Exercise objective: Repeat exactly the lines running from the first line of the data to the line containing "const yAxisTitle = 'Partial mean count';", both ends included, and nothing else; drop the pictures.

Available data:

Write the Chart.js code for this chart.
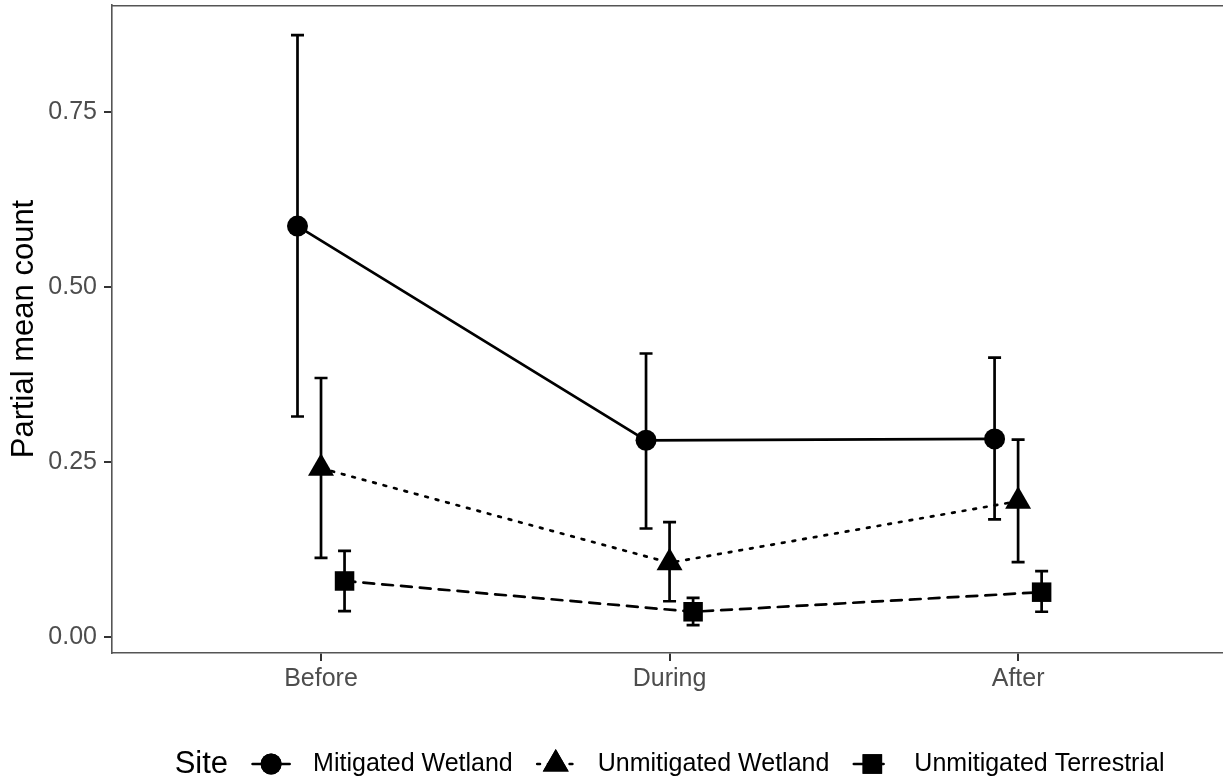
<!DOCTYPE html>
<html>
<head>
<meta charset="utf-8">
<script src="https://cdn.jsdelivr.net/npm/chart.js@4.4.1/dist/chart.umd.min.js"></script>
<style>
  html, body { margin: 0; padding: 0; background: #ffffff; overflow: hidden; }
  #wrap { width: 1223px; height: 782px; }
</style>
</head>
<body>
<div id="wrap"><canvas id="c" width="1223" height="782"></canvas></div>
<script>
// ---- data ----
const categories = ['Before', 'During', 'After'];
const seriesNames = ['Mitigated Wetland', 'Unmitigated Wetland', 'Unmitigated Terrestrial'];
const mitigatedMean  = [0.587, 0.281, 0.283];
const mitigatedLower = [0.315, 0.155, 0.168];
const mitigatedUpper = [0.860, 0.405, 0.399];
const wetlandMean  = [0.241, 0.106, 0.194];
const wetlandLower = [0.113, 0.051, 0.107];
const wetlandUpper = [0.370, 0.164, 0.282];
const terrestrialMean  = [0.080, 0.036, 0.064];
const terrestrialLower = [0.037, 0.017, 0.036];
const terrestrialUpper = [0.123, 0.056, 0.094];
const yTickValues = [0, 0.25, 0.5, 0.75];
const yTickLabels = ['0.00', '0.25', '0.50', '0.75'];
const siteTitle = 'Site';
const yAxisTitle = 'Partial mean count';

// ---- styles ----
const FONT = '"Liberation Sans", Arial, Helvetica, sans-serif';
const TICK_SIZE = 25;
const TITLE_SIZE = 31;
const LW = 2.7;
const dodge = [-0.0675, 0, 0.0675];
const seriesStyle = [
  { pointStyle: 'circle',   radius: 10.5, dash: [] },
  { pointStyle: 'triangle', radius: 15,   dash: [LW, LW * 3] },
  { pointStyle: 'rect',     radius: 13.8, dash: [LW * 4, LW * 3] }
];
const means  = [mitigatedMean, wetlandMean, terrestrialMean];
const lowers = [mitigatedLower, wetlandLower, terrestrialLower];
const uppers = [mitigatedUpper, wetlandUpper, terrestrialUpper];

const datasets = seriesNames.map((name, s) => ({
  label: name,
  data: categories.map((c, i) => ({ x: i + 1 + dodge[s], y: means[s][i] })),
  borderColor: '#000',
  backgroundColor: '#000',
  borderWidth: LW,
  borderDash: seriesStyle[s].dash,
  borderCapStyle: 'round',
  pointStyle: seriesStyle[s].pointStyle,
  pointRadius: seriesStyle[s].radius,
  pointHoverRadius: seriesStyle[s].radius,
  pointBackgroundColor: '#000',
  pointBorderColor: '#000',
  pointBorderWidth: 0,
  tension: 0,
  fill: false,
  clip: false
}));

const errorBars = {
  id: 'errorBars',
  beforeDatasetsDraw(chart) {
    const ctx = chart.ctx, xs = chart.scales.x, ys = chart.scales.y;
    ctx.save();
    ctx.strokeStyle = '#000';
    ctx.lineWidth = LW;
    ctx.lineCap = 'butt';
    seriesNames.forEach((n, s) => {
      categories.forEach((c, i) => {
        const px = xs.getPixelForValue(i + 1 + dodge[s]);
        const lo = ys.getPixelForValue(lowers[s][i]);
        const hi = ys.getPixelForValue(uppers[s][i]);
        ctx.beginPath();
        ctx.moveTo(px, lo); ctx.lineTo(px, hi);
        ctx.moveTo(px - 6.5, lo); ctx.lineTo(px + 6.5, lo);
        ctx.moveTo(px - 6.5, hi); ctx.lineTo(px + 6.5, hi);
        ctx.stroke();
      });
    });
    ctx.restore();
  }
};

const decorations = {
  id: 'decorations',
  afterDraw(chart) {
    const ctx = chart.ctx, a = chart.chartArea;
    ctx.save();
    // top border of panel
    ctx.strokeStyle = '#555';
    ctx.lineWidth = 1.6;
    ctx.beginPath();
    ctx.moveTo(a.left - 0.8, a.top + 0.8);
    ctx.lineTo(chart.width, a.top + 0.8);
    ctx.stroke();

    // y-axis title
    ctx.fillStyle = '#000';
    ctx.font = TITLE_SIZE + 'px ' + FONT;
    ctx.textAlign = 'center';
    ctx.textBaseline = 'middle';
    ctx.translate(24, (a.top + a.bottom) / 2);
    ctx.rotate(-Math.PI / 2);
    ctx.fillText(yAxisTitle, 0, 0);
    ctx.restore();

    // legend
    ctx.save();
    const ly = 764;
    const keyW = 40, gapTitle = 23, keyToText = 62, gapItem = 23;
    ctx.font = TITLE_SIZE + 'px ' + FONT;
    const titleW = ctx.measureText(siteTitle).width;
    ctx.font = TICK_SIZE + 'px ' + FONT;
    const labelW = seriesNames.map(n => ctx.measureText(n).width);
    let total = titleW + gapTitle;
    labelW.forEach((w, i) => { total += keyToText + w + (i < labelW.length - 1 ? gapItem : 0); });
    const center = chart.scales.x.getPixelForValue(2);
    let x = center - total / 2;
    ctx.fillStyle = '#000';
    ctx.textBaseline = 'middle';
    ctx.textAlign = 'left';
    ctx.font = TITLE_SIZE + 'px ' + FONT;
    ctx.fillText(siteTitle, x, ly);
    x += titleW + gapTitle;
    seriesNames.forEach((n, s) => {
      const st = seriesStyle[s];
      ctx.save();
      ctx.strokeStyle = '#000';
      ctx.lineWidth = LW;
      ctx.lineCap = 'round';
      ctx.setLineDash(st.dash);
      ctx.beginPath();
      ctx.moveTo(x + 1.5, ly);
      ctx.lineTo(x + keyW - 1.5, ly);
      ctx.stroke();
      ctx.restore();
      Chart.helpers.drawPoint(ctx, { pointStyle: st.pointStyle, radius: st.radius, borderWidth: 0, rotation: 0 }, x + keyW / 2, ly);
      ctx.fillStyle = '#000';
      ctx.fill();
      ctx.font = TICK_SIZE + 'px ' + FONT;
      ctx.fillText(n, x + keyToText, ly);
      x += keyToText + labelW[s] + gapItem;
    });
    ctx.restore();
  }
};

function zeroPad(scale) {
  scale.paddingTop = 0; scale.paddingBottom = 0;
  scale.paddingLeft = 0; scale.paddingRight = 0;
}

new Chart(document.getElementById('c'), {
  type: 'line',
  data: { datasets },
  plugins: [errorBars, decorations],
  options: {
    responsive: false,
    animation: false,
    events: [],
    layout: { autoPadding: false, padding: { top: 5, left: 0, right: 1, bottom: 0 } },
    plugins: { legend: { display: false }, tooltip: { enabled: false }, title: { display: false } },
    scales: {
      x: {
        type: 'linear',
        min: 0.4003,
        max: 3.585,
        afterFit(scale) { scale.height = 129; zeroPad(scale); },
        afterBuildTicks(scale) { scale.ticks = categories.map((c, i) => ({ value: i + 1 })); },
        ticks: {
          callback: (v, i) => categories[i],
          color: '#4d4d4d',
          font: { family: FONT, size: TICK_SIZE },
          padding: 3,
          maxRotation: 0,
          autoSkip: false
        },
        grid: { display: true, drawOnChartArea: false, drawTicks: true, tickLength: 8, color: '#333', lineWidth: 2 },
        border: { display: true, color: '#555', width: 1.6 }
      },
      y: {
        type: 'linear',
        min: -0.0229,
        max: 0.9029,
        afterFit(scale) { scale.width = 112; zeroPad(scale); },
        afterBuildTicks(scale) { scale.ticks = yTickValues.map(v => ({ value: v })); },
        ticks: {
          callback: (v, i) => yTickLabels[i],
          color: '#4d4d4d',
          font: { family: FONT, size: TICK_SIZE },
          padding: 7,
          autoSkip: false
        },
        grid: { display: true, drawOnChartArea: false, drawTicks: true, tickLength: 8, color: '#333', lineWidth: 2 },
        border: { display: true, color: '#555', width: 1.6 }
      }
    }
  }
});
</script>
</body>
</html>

Full response:
Write the Chart.js code for this chart.
<!DOCTYPE html>
<html>
<head>
<meta charset="utf-8">
<script src="https://cdn.jsdelivr.net/npm/chart.js@4.4.1/dist/chart.umd.min.js"></script>
<style>
  html, body { margin: 0; padding: 0; background: #ffffff; overflow: hidden; }
  #wrap { width: 1223px; height: 782px; }
</style>
</head>
<body>
<div id="wrap"><canvas id="c" width="1223" height="782"></canvas></div>
<script>
// ---- data ----
const categories = ['Before', 'During', 'After'];
const seriesNames = ['Mitigated Wetland', 'Unmitigated Wetland', 'Unmitigated Terrestrial'];
const mitigatedMean  = [0.587, 0.281, 0.283];
const mitigatedLower = [0.315, 0.155, 0.168];
const mitigatedUpper = [0.860, 0.405, 0.399];
const wetlandMean  = [0.241, 0.106, 0.194];
const wetlandLower = [0.113, 0.051, 0.107];
const wetlandUpper = [0.370, 0.164, 0.282];
const terrestrialMean  = [0.080, 0.036, 0.064];
const terrestrialLower = [0.037, 0.017, 0.036];
const terrestrialUpper = [0.123, 0.056, 0.094];
const yTickValues = [0, 0.25, 0.5, 0.75];
const yTickLabels = ['0.00', '0.25', '0.50', '0.75'];
const siteTitle = 'Site';
const yAxisTitle = 'Partial mean count';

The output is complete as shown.